TRUSTWORTHY Anki Deck?

I know it’s unlikely… but never zero. We can’t check each card if it’s actually accurate. Check all 2k cards? No. So we’re going to have to blindly trust it, right?

I know I’m being paranoid.

So what Anki desk do you guys trust and have actually USED what you learned from said Anki deck?

How long have you been using it?

5 comments
  1. Very interesting point of view.. I made my deck from scratch based on notes from school and words I looked up in the dictionary. Would you trust yourself?

  2. I add cards to my deck whenever I hear/see new words. So from anime/games/conversation/youtube/etc. Been doing it for a couple years maybe even. These are all words I encountered and didn’t know but wished I did, so every single one is useful

  3. That’s basically what services like Wanikani are for. You spend money on people putting together a deck properly and maintaining it over the years.

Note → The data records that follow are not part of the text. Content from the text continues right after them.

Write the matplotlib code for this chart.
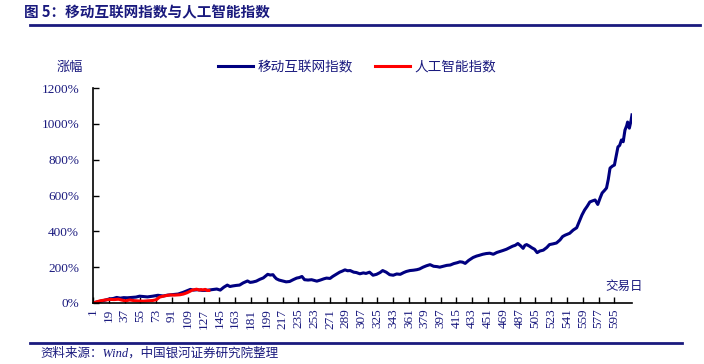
import matplotlib
matplotlib.use("Agg")
import matplotlib.pyplot as plt
from matplotlib.lines import Line2D

NAVY = "#1a1a7e"
BLUE = "#000080"
RED = "#ff0000"
CJK = ["Noto Sans CJK SC", "DejaVu Sans"]
SERIF = ["Liberation Serif", "Noto Sans CJK SC"]

# trading day index and cumulative gain (%)
mobile_days = [1, 5, 9, 14, 20, 24, 28, 32, 36, 40, 45, 50, 54, 58, 63, 69, 75, 81, 86, 92,
               98, 104, 109, 112, 115, 120, 126, 131, 136, 142, 146, 150, 154, 157, 160, 164,
               168, 172, 177, 180, 183, 187, 191, 195, 198, 200, 203, 206, 208, 210, 213, 217,
               221, 225, 229, 233, 236, 239, 242, 246, 250, 253, 256, 260, 264, 267, 271, 274,
               278, 282, 285, 288, 291, 294, 298, 301, 305, 309, 312, 316, 320, 324, 328, 331,
               335, 339, 343, 347, 351, 355, 358, 362, 366, 370, 373, 377, 381, 385, 389, 393,
               396, 400, 404, 408, 412, 416, 419, 422, 425, 429, 434, 438, 441, 445, 449, 453,
               457, 461, 465, 468, 472, 476, 479, 482, 485, 488, 491, 493, 495, 498, 501, 504,
               507, 510, 514, 518, 521, 525, 529, 533, 536, 539, 544, 548, 552, 555, 558, 561,
               564, 567, 570, 573, 576, 579, 581, 584, 586, 588, 590, 593, 595, 597, 599, 601,
               603, 605, 607, 609, 610, 612, 614, 615]
mobile_pct = [0, 5, 9, 15, 23, 25, 31, 27, 30, 29, 31, 33, 38, 36, 34, 38, 43, 39, 44, 47,
              50, 60, 70, 76, 72, 74, 70, 71, 74, 78, 72, 88, 100, 92, 95, 98,
              100, 112, 123, 115, 117, 122, 132, 140, 152, 160, 156, 158, 145, 135, 128, 123,
              118, 120, 130, 139, 142, 148, 130, 128, 130, 126, 122, 128, 135, 139, 137, 148,
              160, 172, 178, 185, 180, 181, 172, 170, 163, 168, 165, 172, 155, 160, 170, 181,
              172, 158, 155, 162, 160, 170, 176, 181, 183, 186, 190, 200, 208, 214, 205, 203,
              200, 205, 210, 212, 220, 225, 230, 228, 221, 238, 254, 262, 266, 272, 276, 278,
              272, 282, 288, 293, 300, 310, 317, 322, 332, 320, 305, 322, 326, 318, 308, 300,
              281, 290, 295, 310, 326, 330, 335, 352, 371, 379, 389, 407, 420, 455, 491, 519,
              540, 564, 570, 575, 550, 590, 614, 630, 642, 690, 753, 765, 770, 820, 871, 880,
              910, 900, 965, 990, 1010, 976, 1020, 1050]

ai_days = [1, 5, 9, 14, 20, 25, 30, 34, 38, 43, 48, 54, 58, 63, 69, 73, 77, 81, 85, 89,
           94, 100, 104, 108, 111, 114, 117, 119, 122, 124, 126, 129, 131, 133]
ai_pct = [0, 6, 12, 16, 20, 19, 21, 16, 12, 17, 13, 11, 10, 12, 14, 18, 33, 38, 42, 45,
          44, 46, 50, 57, 64, 72, 75, 77, 72, 75, 73, 76, 70, 70]

y_ticks = [0, 200, 400, 600, 800, 1000, 1200]
x_ticks = list(range(1, 596, 18))

fig = plt.figure(figsize=(7.04, 3.64), dpi=100)
ax = fig.add_axes([0.1321, 0.1676, 0.7656, 0.5906])

ax.plot(mobile_days, mobile_pct, color=BLUE, lw=2.2, solid_joinstyle="round")
ax.plot(ai_days, ai_pct, color=RED, lw=2.2, solid_joinstyle="round")

ax.set_xlim(1, 615)
ax.set_ylim(0, 1200)
ax.set_yticks(y_ticks)
ax.set_yticklabels([f"{v}%" for v in y_ticks], family=SERIF, fontsize=9.5, color=NAVY)
ax.set_xticks(x_ticks)
ax.set_xticklabels([str(v) for v in x_ticks], family=SERIF, fontsize=9.5,
                   color=NAVY, rotation=90)
ax.tick_params(axis="both", direction="in", length=4, width=1, color="black")
ax.tick_params(axis="y", pad=10)
ax.tick_params(axis="x", pad=4)
for s in ["top", "right"]:
    ax.spines[s].set_visible(False)
for s in ["left", "bottom"]:
    ax.spines[s].set_linewidth(1.2)

# legend
handles = [Line2D([], [], color=BLUE, lw=2.2), Line2D([], [], color=RED, lw=2.2)]
fig.legend(handles, ["移动互联网指数", "人工智能指数"], loc="center",
           bbox_to_anchor=(0.507, 0.816), ncol=2, frameon=False, handlelength=2.6,
           handletextpad=0.3, columnspacing=1.6,
           prop={"family": CJK, "size": 9.8}, labelcolor=NAVY)

fig.text(0.099, 0.816, "涨幅", family=CJK, fontsize=9.5, color=NAVY,
         ha="center", va="center")
fig.text(0.886, 0.212, "交易日", family=CJK, fontsize=9, color=NAVY,
         ha="center", va="center")

# title, rules and source
fig.text(0.034, 0.967, "图 5：移动互联网指数与人工智能指数", family=CJK, fontsize=10.5,
         fontweight="bold", color=NAVY, ha="left", va="center")
fig.add_artist(Line2D([0.043, 0.995], [0.931, 0.931], color=NAVY, lw=2.0))
fig.add_artist(Line2D([0.043, 0.969], [0.058, 0.058], color=NAVY, lw=2.0))
fig.text(0.057, 0.030, "资料来源：Wind，中国银河证券研究院整理", family=SERIF,
         fontsize=9, style="italic", color=NAVY, ha="left", va="center")

fig.savefig("out.png", dpi=100)
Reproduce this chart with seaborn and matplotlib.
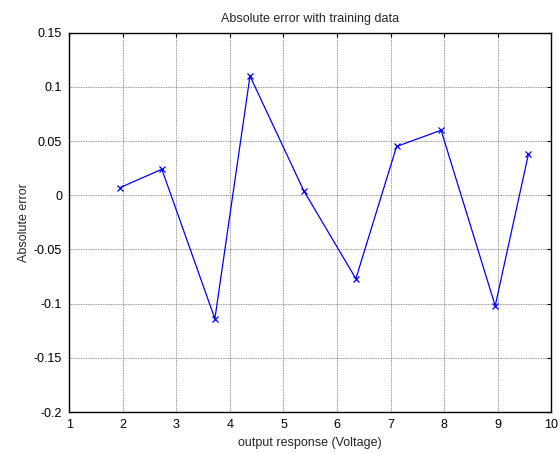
import matplotlib
matplotlib.use("Agg")
import matplotlib.pyplot as plt
import seaborn as sns
import pandas as pd

# Training samples: output response vs. absolute error
voltage = [1.95, 2.73, 3.72, 4.375, 5.38, 6.35, 7.11, 7.94, 8.95, 9.57]
abs_error = [0.007, 0.024, -0.114, 0.110, 0.004, -0.077, 0.045, 0.060, -0.102, 0.038]

x_ticks = [1, 2, 3, 4, 5, 6, 7, 8, 9, 10]
y_ticks = [-0.2, -0.15, -0.1, -0.05, 0, 0.05, 0.1, 0.15]
y_tick_labels = ["-0.2", "-0.15", "-0.1", "-0.05", "0", "0.05", "0.1", "0.15"]

sns.set_theme(style="white")
plt.rcParams["font.family"] = ["Liberation Sans", "DejaVu Sans"]
plt.rcParams["font.size"] = 9

df = pd.DataFrame({"voltage": voltage, "error": abs_error})

fig = plt.figure(figsize=(5.6, 4.54), dpi=100)
ax = fig.add_axes([0.1234, 0.0925, 0.8614, 0.8355])

sns.lineplot(data=df, x="voltage", y="error", ax=ax, color="blue",
             marker="x", markersize=4, markeredgewidth=0.9,
             markeredgecolor="blue", linewidth=0.9, sort=False)

ax.set_xlim(1, 10)
ax.set_ylim(-0.2, 0.15)
ax.set_xticks(x_ticks)
ax.set_xticklabels([str(t) for t in x_ticks])
ax.set_yticks(y_ticks)
ax.set_yticklabels(y_tick_labels)

ax.grid(True, color="#505050", linestyle=(0, (1, 1)), linewidth=0.6, alpha=0.8)
ax.tick_params(direction="in", length=3, width=0.8, colors="black",
               labelsize=9, top=True, right=True, pad=5)
for s in ax.spines.values():
    s.set_color("black")
    s.set_linewidth(1.0)

ax.set_title("Absolute error with training data", fontsize=9, pad=8)
ax.set_xlabel("output response (Voltage)", fontsize=9, labelpad=4)
ax.set_ylabel("Absolute error", fontsize=9, labelpad=3)

fig.savefig("out.png", dpi=100)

    It’s true that some of those public Anki decks are at least questionable, but that’s just the trade-off you make when you get stuff for free.

    Honestly the best option is making your own deck based on how you see words used (not just simple dictionary lookups, research actual example sentences too, but not the crowd-sourced ones from tatoeba that jisho shows).

  4. I think it’s less of an issue of things being trustworthy, and more an issue of you can’t possibly include all the necessary information for learning the full nuance of a word in a single flashcard, so as long as you go in understanding that, you should be fine. Take everything with a grain of salt, treat flashcards as just a starting point to getting you into using the language, then once you start using/consuming it, you can fine tune your understanding.

  5. If you’re looking for a premade core vocabulary deck, try iKnow. Anki is mostly useful for making your own cards for words you see in the wild, but iKnow has a fantastic core vocabulary course with example sentences and audio for each word.